-- start of SUPPLIED MATERIAL --

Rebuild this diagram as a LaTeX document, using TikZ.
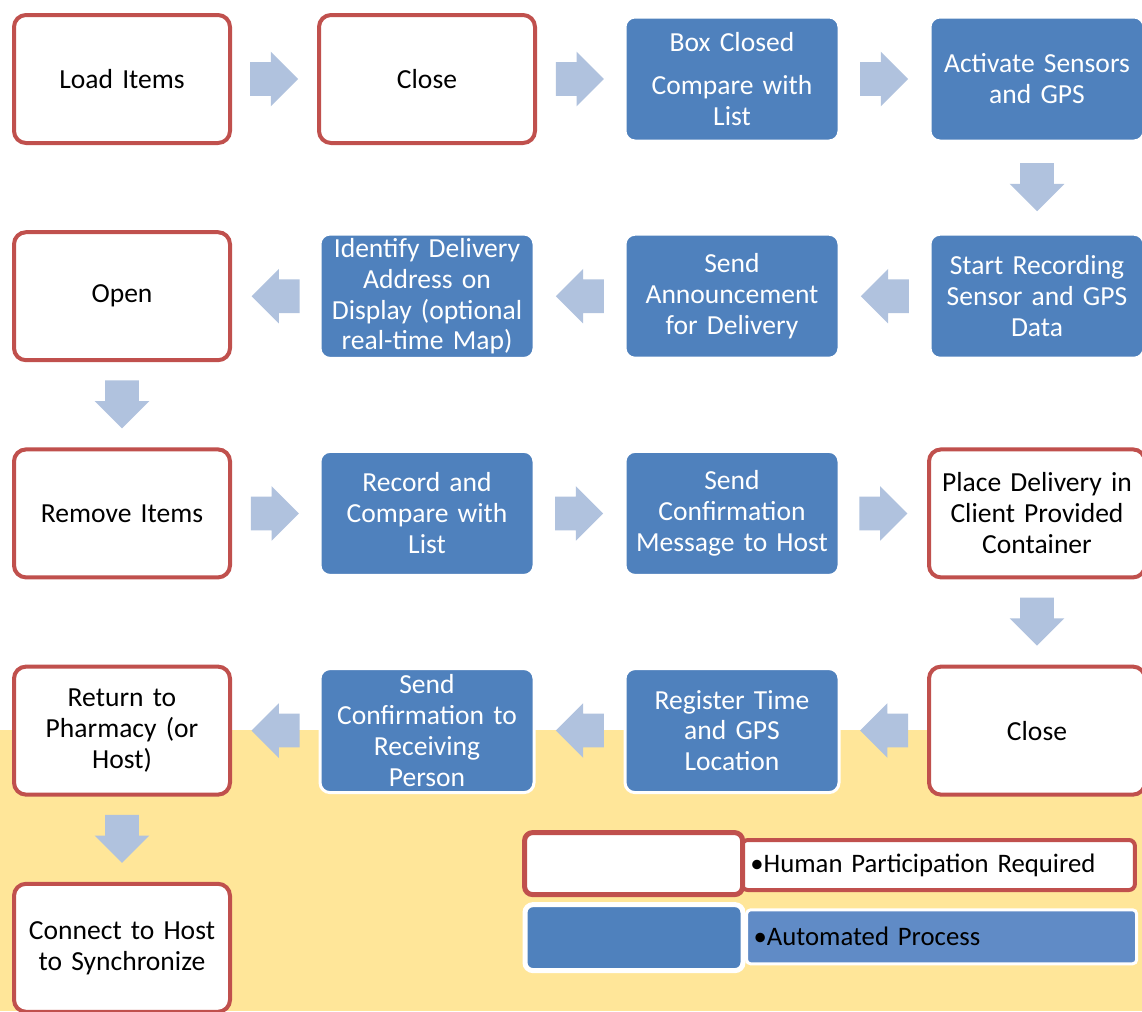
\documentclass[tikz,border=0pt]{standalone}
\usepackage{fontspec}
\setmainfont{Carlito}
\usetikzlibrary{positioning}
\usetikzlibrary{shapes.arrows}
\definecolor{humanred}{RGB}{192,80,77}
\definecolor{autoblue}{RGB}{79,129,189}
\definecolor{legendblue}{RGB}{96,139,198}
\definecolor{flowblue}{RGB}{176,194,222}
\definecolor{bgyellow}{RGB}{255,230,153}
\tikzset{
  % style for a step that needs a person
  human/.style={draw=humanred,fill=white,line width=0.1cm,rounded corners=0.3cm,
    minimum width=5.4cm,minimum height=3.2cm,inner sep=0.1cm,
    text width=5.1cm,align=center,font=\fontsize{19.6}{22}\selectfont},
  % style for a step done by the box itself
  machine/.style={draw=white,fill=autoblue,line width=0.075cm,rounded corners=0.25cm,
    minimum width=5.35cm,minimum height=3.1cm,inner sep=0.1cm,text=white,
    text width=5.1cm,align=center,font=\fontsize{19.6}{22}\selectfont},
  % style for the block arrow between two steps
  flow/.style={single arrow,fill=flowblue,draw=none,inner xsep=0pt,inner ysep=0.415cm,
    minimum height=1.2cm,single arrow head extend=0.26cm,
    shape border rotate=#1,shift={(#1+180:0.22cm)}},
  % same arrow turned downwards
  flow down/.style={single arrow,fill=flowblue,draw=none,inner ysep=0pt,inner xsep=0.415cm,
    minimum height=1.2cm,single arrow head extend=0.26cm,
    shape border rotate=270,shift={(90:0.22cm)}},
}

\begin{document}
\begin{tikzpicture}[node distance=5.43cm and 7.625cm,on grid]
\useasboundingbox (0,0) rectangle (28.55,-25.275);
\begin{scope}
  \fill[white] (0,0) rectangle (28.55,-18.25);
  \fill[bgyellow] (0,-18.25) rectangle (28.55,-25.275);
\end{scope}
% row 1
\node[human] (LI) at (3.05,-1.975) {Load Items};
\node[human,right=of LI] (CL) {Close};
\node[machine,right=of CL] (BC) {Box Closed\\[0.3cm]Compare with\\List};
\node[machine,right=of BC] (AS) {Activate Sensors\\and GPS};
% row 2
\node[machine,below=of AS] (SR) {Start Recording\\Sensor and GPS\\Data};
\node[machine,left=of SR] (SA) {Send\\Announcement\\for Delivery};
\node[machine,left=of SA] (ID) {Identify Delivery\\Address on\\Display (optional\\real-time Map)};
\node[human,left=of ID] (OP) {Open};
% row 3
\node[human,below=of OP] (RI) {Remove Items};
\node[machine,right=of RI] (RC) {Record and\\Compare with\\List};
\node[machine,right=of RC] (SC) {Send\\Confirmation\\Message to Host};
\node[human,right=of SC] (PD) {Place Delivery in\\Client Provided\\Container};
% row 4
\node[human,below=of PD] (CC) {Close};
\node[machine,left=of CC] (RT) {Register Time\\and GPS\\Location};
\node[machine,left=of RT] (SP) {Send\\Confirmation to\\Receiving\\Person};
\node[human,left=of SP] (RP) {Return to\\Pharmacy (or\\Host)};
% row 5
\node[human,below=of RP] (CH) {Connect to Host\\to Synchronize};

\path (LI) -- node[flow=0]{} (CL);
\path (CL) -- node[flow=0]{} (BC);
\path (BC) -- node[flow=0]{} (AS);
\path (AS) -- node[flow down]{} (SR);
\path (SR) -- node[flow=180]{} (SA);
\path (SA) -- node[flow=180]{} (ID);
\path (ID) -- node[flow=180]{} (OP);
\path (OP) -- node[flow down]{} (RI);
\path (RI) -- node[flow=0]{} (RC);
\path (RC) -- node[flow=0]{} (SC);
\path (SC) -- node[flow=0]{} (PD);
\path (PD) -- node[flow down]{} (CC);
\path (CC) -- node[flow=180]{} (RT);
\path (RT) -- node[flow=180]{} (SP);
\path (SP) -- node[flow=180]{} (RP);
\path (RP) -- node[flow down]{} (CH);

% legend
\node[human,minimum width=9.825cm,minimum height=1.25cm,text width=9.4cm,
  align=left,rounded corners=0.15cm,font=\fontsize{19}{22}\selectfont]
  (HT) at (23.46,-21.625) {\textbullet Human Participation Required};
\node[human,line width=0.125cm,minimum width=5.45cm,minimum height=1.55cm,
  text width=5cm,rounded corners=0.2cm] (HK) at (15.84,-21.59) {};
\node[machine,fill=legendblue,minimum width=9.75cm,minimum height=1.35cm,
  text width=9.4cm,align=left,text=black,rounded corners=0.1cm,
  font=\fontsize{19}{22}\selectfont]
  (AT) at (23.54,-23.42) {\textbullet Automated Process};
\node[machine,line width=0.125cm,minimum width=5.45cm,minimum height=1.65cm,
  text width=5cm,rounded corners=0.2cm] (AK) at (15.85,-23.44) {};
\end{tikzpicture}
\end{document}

-- end of SUPPLIED MATERIAL --

■ GIVEN PROBLEM:
Print the listing above in full, exactly as written. Omit any pictures.

■ SOLVED EXERCISE:
Rebuild this diagram as a LaTeX document, using TikZ.
\documentclass[tikz,border=0pt]{standalone}
\usepackage{fontspec}
\setmainfont{Carlito}
\usetikzlibrary{positioning}
\usetikzlibrary{shapes.arrows}
\definecolor{humanred}{RGB}{192,80,77}
\definecolor{autoblue}{RGB}{79,129,189}
\definecolor{legendblue}{RGB}{96,139,198}
\definecolor{flowblue}{RGB}{176,194,222}
\definecolor{bgyellow}{RGB}{255,230,153}
\tikzset{
  % style for a step that needs a person
  human/.style={draw=humanred,fill=white,line width=0.1cm,rounded corners=0.3cm,
    minimum width=5.4cm,minimum height=3.2cm,inner sep=0.1cm,
    text width=5.1cm,align=center,font=\fontsize{19.6}{22}\selectfont},
  % style for a step done by the box itself
  machine/.style={draw=white,fill=autoblue,line width=0.075cm,rounded corners=0.25cm,
    minimum width=5.35cm,minimum height=3.1cm,inner sep=0.1cm,text=white,
    text width=5.1cm,align=center,font=\fontsize{19.6}{22}\selectfont},
  % style for the block arrow between two steps
  flow/.style={single arrow,fill=flowblue,draw=none,inner xsep=0pt,inner ysep=0.415cm,
    minimum height=1.2cm,single arrow head extend=0.26cm,
    shape border rotate=#1,shift={(#1+180:0.22cm)}},
  % same arrow turned downwards
  flow down/.style={single arrow,fill=flowblue,draw=none,inner ysep=0pt,inner xsep=0.415cm,
    minimum height=1.2cm,single arrow head extend=0.26cm,
    shape border rotate=270,shift={(90:0.22cm)}},
}

\begin{document}
\begin{tikzpicture}[node distance=5.43cm and 7.625cm,on grid]
\useasboundingbox (0,0) rectangle (28.55,-25.275);
\begin{scope}
  \fill[white] (0,0) rectangle (28.55,-18.25);
  \fill[bgyellow] (0,-18.25) rectangle (28.55,-25.275);
\end{scope}
% row 1
\node[human] (LI) at (3.05,-1.975) {Load Items};
\node[human,right=of LI] (CL) {Close};
\node[machine,right=of CL] (BC) {Box Closed\\[0.3cm]Compare with\\List};
\node[machine,right=of BC] (AS) {Activate Sensors\\and GPS};
% row 2
\node[machine,below=of AS] (SR) {Start Recording\\Sensor and GPS\\Data};
\node[machine,left=of SR] (SA) {Send\\Announcement\\for Delivery};
\node[machine,left=of SA] (ID) {Identify Delivery\\Address on\\Display (optional\\real-time Map)};
\node[human,left=of ID] (OP) {Open};
% row 3
\node[human,below=of OP] (RI) {Remove Items};
\node[machine,right=of RI] (RC) {Record and\\Compare with\\List};
\node[machine,right=of RC] (SC) {Send\\Confirmation\\Message to Host};
\node[human,right=of SC] (PD) {Place Delivery in\\Client Provided\\Container};
% row 4
\node[human,below=of PD] (CC) {Close};
\node[machine,left=of CC] (RT) {Register Time\\and GPS\\Location};
\node[machine,left=of RT] (SP) {Send\\Confirmation to\\Receiving\\Person};
\node[human,left=of SP] (RP) {Return to\\Pharmacy (or\\Host)};
% row 5
\node[human,below=of RP] (CH) {Connect to Host\\to Synchronize};

\path (LI) -- node[flow=0]{} (CL);
\path (CL) -- node[flow=0]{} (BC);
\path (BC) -- node[flow=0]{} (AS);
\path (AS) -- node[flow down]{} (SR);
\path (SR) -- node[flow=180]{} (SA);
\path (SA) -- node[flow=180]{} (ID);
\path (ID) -- node[flow=180]{} (OP);
\path (OP) -- node[flow down]{} (RI);
\path (RI) -- node[flow=0]{} (RC);
\path (RC) -- node[flow=0]{} (SC);
\path (SC) -- node[flow=0]{} (PD);
\path (PD) -- node[flow down]{} (CC);
\path (CC) -- node[flow=180]{} (RT);
\path (RT) -- node[flow=180]{} (SP);
\path (SP) -- node[flow=180]{} (RP);
\path (RP) -- node[flow down]{} (CH);

% legend
\node[human,minimum width=9.825cm,minimum height=1.25cm,text width=9.4cm,
  align=left,rounded corners=0.15cm,font=\fontsize{19}{22}\selectfont]
  (HT) at (23.46,-21.625) {\textbullet Human Participation Required};
\node[human,line width=0.125cm,minimum width=5.45cm,minimum height=1.55cm,
  text width=5cm,rounded corners=0.2cm] (HK) at (15.84,-21.59) {};
\node[machine,fill=legendblue,minimum width=9.75cm,minimum height=1.35cm,
  text width=9.4cm,align=left,text=black,rounded corners=0.1cm,
  font=\fontsize{19}{22}\selectfont]
  (AT) at (23.54,-23.42) {\textbullet Automated Process};
\node[machine,line width=0.125cm,minimum width=5.45cm,minimum height=1.65cm,
  text width=5cm,rounded corners=0.2cm] (AK) at (15.85,-23.44) {};
\end{tikzpicture}
\end{document}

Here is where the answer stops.